The power and influence of the mercenary army known as Blackwater peaked in the summer of 2007. Their immense might was clearly demonstrated when the State Department deployed Jean Richter to Iraq to audit the firm's $1 Billion contract with the Pentagon.
Just weeks before Blackwater guards fatally shot 17 civilians at Baghdad’s Nisour Square in 2007, the State Department began investigating the security contractor’s operations in Iraq. But the inquiry was abandoned after Blackwater’s top manager there issued a threat: “that he could kill” the government’s chief investigator and “no one could or would do anything about it as we were in Iraq,” according to department reports...
“The management structures in place to manage and monitor our contracts in Iraq have become subservient to the contractors themselves,” the investigator, Jean C. Richter, wrote in an Aug. 31, 2007, memo to State Department officials. “Blackwater contractors saw themselves as above the law,” he said, adding that the “hands off” management resulted in a situation in which “the contractors, instead of Department officials, are in command and in control.”
The Nisour Square massacre started a chain of events that would eventually discredit Blackwater, but it didn't happen immediately or quickly.
We need to remember why Erik Prince moved outside of the United States.
Prince moved to the UAE in 2010. Reports from the time said he made the move to escape possible criminal charges from the US government. The US and UAE have no extradition treaty.
Why isn't anyone talking about this?
In 2011, Blackwater was training Somalians to fight piracy, and getting paid half a billion dollars to train Afghanis to fight opium.
Without bothering to check, I'm going to guess that there is still pirates and opium in those countries.
But disastrous failure has never been a problem for Erik Prince.
When he's not giving testimony to Congress about why he's meeting Russian bankers, he's busy giving the Trump Administration ideas.
For instance, let's privatize the war in Afghanistan.
Prince calls his proposal “A Strategic Economy of Force.” It entails sending 5,500 contractors to Afghanistan to embed with Afghan National Security Forces, and appointing a “viceroy” to oversee the whole endeavor.
"An East India Company approach," Prince wrote in the Wall Street Journal. As if that was a good thing.
So, OK. That idea didn't fly.
But Prince wasn't discouraged. He came up with an even better idea.
The Trump administration is considering a set of proposals developed by Blackwater founder Erik Prince and a retired CIA officer — with assistance from Oliver North, a key figure in the Iran-Contra scandal — to provide CIA Director Mike Pompeo and the White House with a global, private spy network that would circumvent official U.S. intelligence agencies, according to several current and former U.S. intelligence officials and others familiar with the proposals. The sources say the plans have been pitched to the White House as a means of countering “deep state” enemies in the intelligence community seeking to undermine Donald Trump’s presidency.

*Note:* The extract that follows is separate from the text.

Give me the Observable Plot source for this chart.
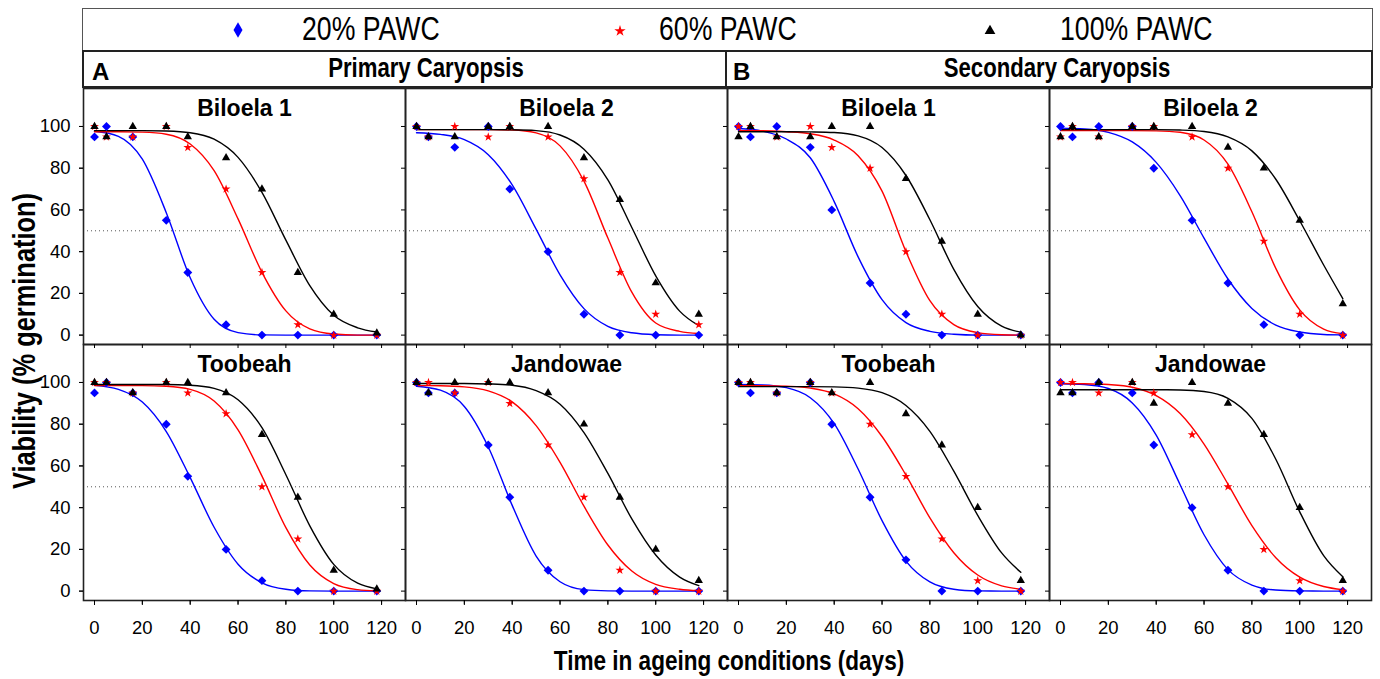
<!DOCTYPE html>
<html><head><meta charset="utf-8">
<script src="https://cdn.jsdelivr.net/npm/d3@7"></script>
<script src="https://cdn.jsdelivr.net/npm/@observablehq/plot@0.6"></script>
<style>
html,body{margin:0;padding:0;background:#fff;}
#wrap{position:relative;width:1380px;height:679px;overflow:hidden;font-family:"Liberation Sans",Arial,sans-serif;color:#000;}
#chart{position:absolute;left:0;top:87px;}
.box{position:absolute;box-sizing:border-box;background:#fff;}
.lbl{position:absolute;white-space:nowrap;line-height:1;}
</style></head><body><div id="wrap"><div id="chart"></div></div>
<script>
// ---------- data ----------
const pawc = ["20% PAWC", "60% PAWC", "100% PAWC"];
const seriesColors = ["#0000ff", "#ff0000", "#000000"];
const groupTitles = ["Primary Caryopsis", "Secondary Caryopsis"];
const groupLetters = ["A", "B"];
const panelTitles = ["Biloela 1", "Biloela 2", "Biloela 1", "Biloela 2", "Toobeah", "Jandowae", "Toobeah", "Jandowae"];
const panelCol = [0, 1, 2, 3, 0, 1, 2, 3];
const panelRow = [0, 0, 0, 0, 1, 1, 1, 1];
const xTicks = [0, 20, 40, 60, 80, 100, 120];
const yTicks = [0, 20, 40, 60, 80, 100];
const refLine = [50];
const obsDays = [0, 5, 16, 30, 39, 55, 70, 85, 100, 118];
const fitDays = [0, 10, 20, 30, 40, 50, 60, 70, 80, 90, 100, 110, 118];

// observed viability (% germination), one row per panel (order of panelTitles)
const viab20 = [
  [95, 100, 95, 55, 30, 5, 0, 0, 0, 0],
  [100, 95, 90, 100, 70, 40, 10, 0, 0, 0],
  [100, 95, 100, 90, 60, 25, 10, 0, 0, 0],
  [100, 95, 100, 100, 80, 55, 25, 5, 0, 0],
  [95, 100, 95, 80, 55, 20, 5, 0, 0, 0],
  [100, 95, 95, 70, 45, 10, 0, 0, 0, 0],
  [100, 95, 95, 100, 80, 45, 15, 0, 0, 0],
  [100, 95, 100, 95, 70, 40, 10, 0, 0, 0]
];
const viab60 = [
  [100, 95, 95, 100, 90, 70, 30, 5, 0, 0],
  [100, 95, 100, 95, 100, 95, 75, 30, 10, 5],
  [100, 100, 95, 100, 90, 80, 40, 10, 0, 0],
  [95, 100, 95, 100, 100, 95, 80, 45, 10, 0],
  [100, 100, 95, 100, 95, 85, 50, 25, 0, 0],
  [100, 100, 95, 100, 90, 70, 45, 10, 0, 0],
  [100, 100, 95, 100, 95, 80, 55, 25, 5, 0],
  [100, 100, 95, 100, 95, 75, 50, 20, 5, 0]
];
const viab100 = [
  [100, 95, 100, 100, 95, 85, 70, 30, 10, 1],
  [100, 95, 95, 100, 100, 100, 85, 65, 25, 10],
  [95, 100, 95, 95, 100, 100, 75, 45, 10, 0],
  [95, 100, 95, 100, 100, 100, 90, 80, 55, 15],
  [100, 100, 95, 100, 100, 95, 75, 45, 10, 1],
  [100, 95, 100, 100, 100, 95, 80, 45, 20, 5],
  [100, 100, 95, 100, 95, 100, 85, 70, 40, 5],
  [95, 95, 100, 100, 90, 100, 90, 75, 40, 5]
];
// fitted curves, values read at fitDays
const fit20 = [
  [97.7, 95.3, 84.3, 58.7, 27.5, 7.6, 1.2, 0.1, 0, 0, 0, 0, 0],
  [97, 96.2, 93.7, 86.5, 72, 50.8, 28.9, 12.7, 4.2, 1.1, 0.2, 0, 0],
  [99, 97.8, 94, 85, 64, 37.5, 17, 6, 1.8, 0.4, 0, 0, 0],
  [99.2, 98.8, 97.2, 92.6, 82.8, 66.9, 46.5, 26.9, 12.8, 4.8, 1.5, 0.3, 0.1],
  [98.6, 96.7, 90.6, 76.5, 54.4, 30.6, 12.9, 4, 0.9, 0.1, 0, 0, 0],
  [98.2, 96.3, 88.5, 69.1, 41.1, 16.8, 4.5, 0.7, 0.1, 0, 0, 0, 0],
  [99, 98.8, 97.5, 92.7, 80.3, 58.5, 33.8, 14.4, 4.4, 0.9, 0.1, 0, 0],
  [99.4, 99, 97.1, 90.2, 74.8, 51, 27, 10.3, 2.9, 0.5, 0.1, 0, 0]
];
const fit60 = [
  [97.5, 97.5, 97.3, 96.3, 91.6, 78.8, 55.7, 30.1, 11.6, 3, 0.5, 0, 0],
  [98.5, 98.5, 98.5, 98.5, 98.3, 96.9, 90.7, 73.8, 46.5, 20.6, 5.8, 1.8, 0.8],
  [98, 98, 97.5, 96.5, 93.5, 86, 69, 40, 16.5, 5, 1.2, 0.2, 0],
  [98, 98, 98, 98, 97.9, 97.2, 93.5, 81.9, 59.1, 32, 12.1, 2.9, 0.7],
  [98.5, 98.5, 98.5, 98.2, 96.7, 91.1, 77.3, 55.1, 30.4, 12.5, 3.6, 0.7, 0.1],
  [98.5, 98.4, 97.9, 96, 90.7, 79.3, 61.7, 40.7, 22.1, 9.6, 3.2, 0.9, 0.2],
  [98.5, 98.5, 98.2, 97.3, 94.5, 87.4, 74.1, 55.6, 35.1, 18.4, 7.7, 2.5, 0.9],
  [99.5, 99.4, 99, 97.7, 93.7, 85.1, 70.5, 51.3, 31.4, 16, 6.7, 2.2, 0.7]
];
const fit100 = [
  [98, 98, 98, 97.8, 97, 93.9, 85.2, 68.4, 45.5, 23.7, 9.5, 3.5, 1.5],
  [98.5, 98.5, 98.5, 98.5, 98.4, 98, 95.9, 89.1, 74.4, 51.6, 28.4, 11.5, 4.5],
  [97.5, 97.5, 97.5, 97.4, 97.1, 95.5, 89.9, 76.5, 55.3, 31.5, 13.7, 4.3, 1.4],
  [98.5, 98.5, 98.5, 98.5, 98.5, 98.3, 97.6, 95, 88.3, 74.7, 54.8, 33.6, 17.5],
  [99, 99, 99, 99, 98.7, 97.2, 91.7, 78.3, 55.8, 31.3, 12.8, 3.8, 1.1],
  [99.5, 99.5, 99.5, 99.3, 98.7, 96.1, 89.6, 76, 56.4, 34.6, 17.3, 6.7, 2.6],
  [98, 98, 98, 98, 97.9, 97.3, 95.1, 89, 76.6, 57.5, 36.3, 18.3, 9],
  [96.5, 96.5, 96.5, 96.5, 96.5, 96.4, 95.7, 92.4, 82.8, 63.2, 38, 17, 6.9]
];

// ---------- tables ----------
const obs = [], fits = [];
[viab20, viab60, viab100].forEach((S, si) => S.forEach((vals, pi) => vals.forEach((v, di) =>
  obs.push({fx: panelCol[pi], fy: panelRow[pi], day: obsDays[di], v, s: pawc[si]}))));
[fit20, fit60, fit100].forEach((S, si) => S.forEach((vals, pi) => vals.forEach((v, di) =>
  fits.push({fx: panelCol[pi], fy: panelRow[pi], day: fitDays[di], v, s: pawc[si], k: pi + "-" + si}))));
const titles = panelTitles.map((t, i) => ({fx: panelCol[i], fy: panelRow[i], t}));

// ---------- plot ----------
const FONT = "'Liberation Sans', Arial, sans-serif";
const chart = Plot.plot({
  width: 1380, height: 592,
  marginTop: 0, marginBottom: 79, marginLeft: 82, marginRight: 8,
  style: {fontFamily: FONT, fontSize: "18.5px", background: "transparent", color: "#000", overflow: "visible"},
  fx: {domain: [0, 1, 2, 3], padding: 0, axis: null},
  fy: {domain: [0, 1], padding: 0, axis: null},
  x: {domain: [-4.6, 130], label: null},
  y: {domain: [-4.5, 118.2], label: null},
  color: {domain: pawc, range: seriesColors},
  marks: [
    Plot.ruleY(refLine, {stroke: "#555", strokeWidth: 1, strokeDasharray: "1,3"}),
    Plot.line(fits, {x: "day", y: "v", z: "k", stroke: "s", fx: "fx", fy: "fy", curve: "monotone-x", strokeWidth: 1.4}),
    Plot.dot(obs.filter(d => d.s === pawc[0]), {x: "day", y: "v", fx: "fx", fy: "fy", symbol: "diamond2", r: 4, fill: seriesColors[0]}),
    Plot.dot(obs.filter(d => d.s === pawc[1]), {x: "day", y: "v", fx: "fx", fy: "fy", symbol: "star", r: 2.8, fill: seriesColors[1]}),
    Plot.dot(obs.filter(d => d.s === pawc[2]), {x: "day", y: "v", fx: "fx", fy: "fy", symbol: "triangle", r: 3.1, fill: seriesColors[2]}),
    Plot.text(titles, {fx: "fx", fy: "fy", text: "t", frameAnchor: "top", lineAnchor: "top", dy: 11, fontSize: 23, fontWeight: "bold", fill: "#000"}),
    Plot.frame({stroke: "#222", strokeWidth: 1.6}),
    Plot.axisX(xTicks, {tickSize: 4, fill: "none", facetAnchor: null, label: null}),
    Plot.axisY(yTicks, {tickSize: 4, fill: "none", facetAnchor: null, label: null}),
    Plot.axisX(xTicks, {tickSize: 5, tickPadding: 15, fontSize: 18.5, label: null}),
    Plot.axisY(yTicks, {tickSize: 4, tickPadding: 9, fontSize: 18.5, label: null})
  ]
});
document.getElementById("chart").appendChild(chart);

// ---------- legend, headers, axis titles ----------
const wrap = document.getElementById("wrap");
const hasNarrow = (() => {
  const c = document.createElement("canvas").getContext("2d");
  const s = "Primary Caryopsis 100% PAWC";
  c.font = "30px monospace"; const a = c.measureText(s).width;
  c.font = "30px 'Liberation Sans Narrow', monospace"; const b = c.measureText(s).width;
  return Math.abs(a - b) > 1;
})();
function box(x, y, w, h, border) {
  const d = document.createElement("div");
  d.className = "box";
  d.style.cssText += `left:${x}px;top:${y}px;width:${w}px;height:${h}px;border:${border};`;
  wrap.appendChild(d);
}
function label(txt, {x, y, size, weight = "normal", anchor = "start", narrow = false, rotate = 0}) {
  const d = document.createElement("div");
  d.className = "lbl";
  d.textContent = txt;
  const fam = narrow && hasNarrow ? "'Liberation Sans Narrow', " + FONT : FONT;
  const sx = narrow && !hasNarrow ? 0.82 : 1;
  d.style.left = x + "px"; d.style.top = y + "px";
  d.style.font = `${weight} ${size}px ${fam}`;
  d.style.lineHeight = "1";
  d.style.transformOrigin = "0 0";
  const tx = anchor === "middle" ? "-50%" : anchor === "end" ? "-100%" : "0px";
  d.style.transform = `rotate(${rotate}deg) scaleX(${sx}) translate(${tx}, ${-0.8465 * size}px)`;
  wrap.appendChild(d);
}
function symbolIcon(type, size, color, cx, cy) {
  const s = d3.create("svg").attr("width", 24).attr("height", 24)
    .style("position", "absolute").style("left", (cx - 12) + "px").style("top", (cy - 12) + "px");
  s.append("path").attr("transform", "translate(12,12)")
    .attr("d", d3.symbol(type, size)()).attr("fill", color);
  wrap.appendChild(s.node());
}

// legend box
box(82, 8, 1291, 43, "1.5px solid #555");
symbolIcon(d3.symbolDiamond, 70, seriesColors[0], 238, 30);
label(pawc[0], {x: 302, y: 41, size: 32.5, narrow: true});
symbolIcon(d3.symbolStar, 40, seriesColors[1], 620, 31);
label(pawc[1], {x: 659, y: 41, size: 32.5, narrow: true});
symbolIcon(d3.symbolTriangle, 50, seriesColors[2], 990, 31);
label(pawc[2], {x: 1060, y: 41, size: 32.5, narrow: true});

// group headers
box(82, 50, 645, 38, "2px solid #222");
box(725, 50, 648, 38, "2px solid #222");
label(groupLetters[0], {x: 92, y: 80, size: 24, weight: "bold"});
label(groupTitles[0], {x: 426, y: 78, size: 27, weight: "bold", anchor: "middle", narrow: true});
label(groupLetters[1], {x: 733, y: 80, size: 24, weight: "bold"});
label(groupTitles[1], {x: 1057, y: 78, size: 27, weight: "bold", anchor: "middle", narrow: true});

// axis titles
label("Time in ageing conditions (days)", {x: 729, y: 670, size: 27.5, weight: "bold", anchor: "middle", narrow: true});
label("Viability (% germination)", {x: 35, y: 341, size: 31, weight: "bold", anchor: "middle", narrow: true, rotate: -90});
</script></body></html>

An off-the-books, private spy agency, answering only to a megalomaniac. What's not to love?
It turns out that Prince thinks mercenaries can fix absolutely everything.
Erik Prince, the founder of the American private military company Blackwater and a major donor to President Donald Trump, is proposing a privately-trained police force that he believes would solve the trafficking crisis in Libya.
Now you might be thinking, "What does Erik Prince know about how American spy agencies work?" It turns out, more than he should.
With CIA Director Mike Pompeo promising to make his agency more “vicious,” the Trump administration has elevated to a key White House position a CIA officer who, according to two sources, once worked on a secret CIA assassination program meant to target terrorists.
At the time, the sources say, the program was contracted to Erik Prince, the controversial security contractor whose sister is Donald Trump’s education secretary.
Most of us would assume that with all this illegality, Prince would be spending his time getting lawyer'd up. Then you don't know Prince very well, because he's got bigger plans.
The latest recruit in former White House chief strategist Steve Bannon's war against the Republican establishment is, at least on the surface, an unlikely candidate to ride a populist wave to a Senate seat in Wyoming.
..But, at a time of rising grassroots frustration with Republican leaders in Washington, Prince's status as a political outsider and a proven Trump loyalist — he advised the candidate, he pumped $250,000 into his coffers, and his sister is Trump's education secretary — makes him intriguing to a wing of the GOP that isn't afraid to back candidates who have baggage.
Senator Erik Prince.
It just rolls off the tongue, don't it?
The silver-lining is that if Erik Prince gets elected senator then all doubt will be removed - this is End Times.